Da mesma forma, quando a vontade popular pende para os partidos
nacionalistas, como nos Estados Unidos, em França, na Itália, na Hungria e,
quem sabe, em Fevereiro, na Alemanha, amaldiçoam-se o “populismo”, as redes
sociais e todas as más influências que extraviam o voto do bom e inocente povo
e causam a célebre “erosão democrática”.
Andrew Jackson, o populista
O grande agente de “erosão democrática” é, evidentemente, o iliberal populista de extrema-direita
para-hitleriana Donald J.
Trump. Os
analistas mais sérios e mais preocupados com a verdade e o rigor histórico preferem
esquecer Hitler e comparar os princípios
políticos e o estilo de Trump aos do Andrew
Jackson, sétimo presidente americano, presidente em 1829-1837.
Jackson é considerado o pai do nacional-populismo
americano, um líder que marcou os grandes objectivos da marcha para Oeste e a
identidade nacional americana como uma identidade de fronteira. As
biografias de um e de outro são bem diferentes. Enquanto Donald
Trump é filho de
pai rico, empresário do imobiliário nova-iorquino e estrela de reality shows,
Jackson é filho de
imigrantes pobres, da “tribo” Scott-Ulster, que povoou os Apalaches.
Nasceu
em 1767, na América colonial, e na guerra da independência foi
feito prisioneiro pelos ingleses aos 13 anos, com o irmão Robert. Quando um oficial inglês quis obrigá-lo a
engraxar-lhe as botas e Jackson se recusou a fazê-lo, o inglês deu-lhe com a espada
na cara, deixando-o marcado para a vida.
De
grande estatura, olho azul e cabelo ruivo, Jackson, aos 17 anos, já na América
independente, meteu-se a estudar Direito em Salisbury na Carolina do Norte. Era
um estudante trabalhador que, ainda assim, conseguia arranjar tempo para vida
boémia estoirando, rapidamente, a pequena herança que lhe fora deixada pelo avô
irlandês.
Tornou-se advogado e foi nomeado
procurador da República em Nashville, na fronteira oeste do Tennessee.

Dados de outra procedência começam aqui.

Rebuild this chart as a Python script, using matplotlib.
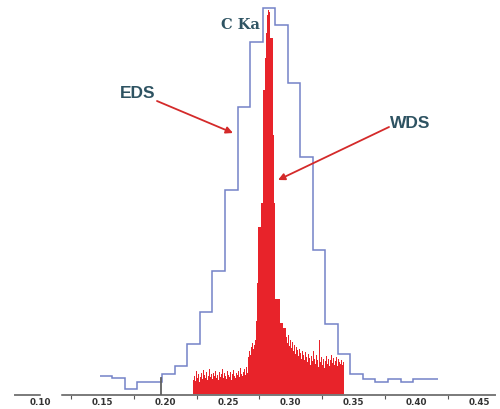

Juntou-se com Rachel Robards, uma mulher casada da sociedade local, e fez por
aí carreira política. Foi eleito
representante e depois senador do novo Estado; mais tarde foi juiz do Supremo
Tribunal do Tennessee.
Mas o sucesso da sua carreira política
vai devê-lo ao seu carisma como chefe militar, na qualidade de Comandante da Milícia do Tennessee, na
segunda guerra com os Ingleses, em 1812-1815. Jackson comandou
as tropas na batalha de New
Orleans, decisiva para a paz e para a vitória americana; e em
1817-1818, foi ele quem esteve à frente da expedição que levou à anexação da Flórida.
Detestava os ingleses, que culpava
pela morte da mãe e dos irmãos. Em 1824 candidata-se às
eleições presidenciais e sai vencedor no sufrágio popular, mas sem maioria
absoluta no colégio eleitoral. Perante esta
situação, e seguindo a Constituição, o Presidente passava a ser eleito pelo
Congresso, onde cada um dos 24 Estados tinha um voto. E aí, houve um acordo
secreto entre John Quincy Adams (que ficara a seguir a Jackson no voto popular
e no colégio eleitoral) e Henry Clay, para evitar a “erosão democrática”. Adams
teve 13 votos dos 24, o que lhe deu a maioria absoluta no Congresso e a vitória
na eleição. E nomeou Clay Secretário de Estado naquilo a que Jackson chamaria “the corrupt bargain”.
Em 1824, dos 10 milhões de americanos, votavam
menos de meio milhão; as mulheres, os índios, os escravos, não votavam, e dos
homens brancos votavam apenas os proprietários com mais de 21 anos. Só o
Vermont, o New Hampshire e o Kentucky faziam excepção a esta regra.
Porém, em 1828, a maioria dos Estados já dava direito de voto aos
brancos maiores de 21 anos, incluindo não-proprietários e a alguns negros
livres e proprietários. Votavam agora o triplo dos eleitores. E Jackson ganhou a eleição.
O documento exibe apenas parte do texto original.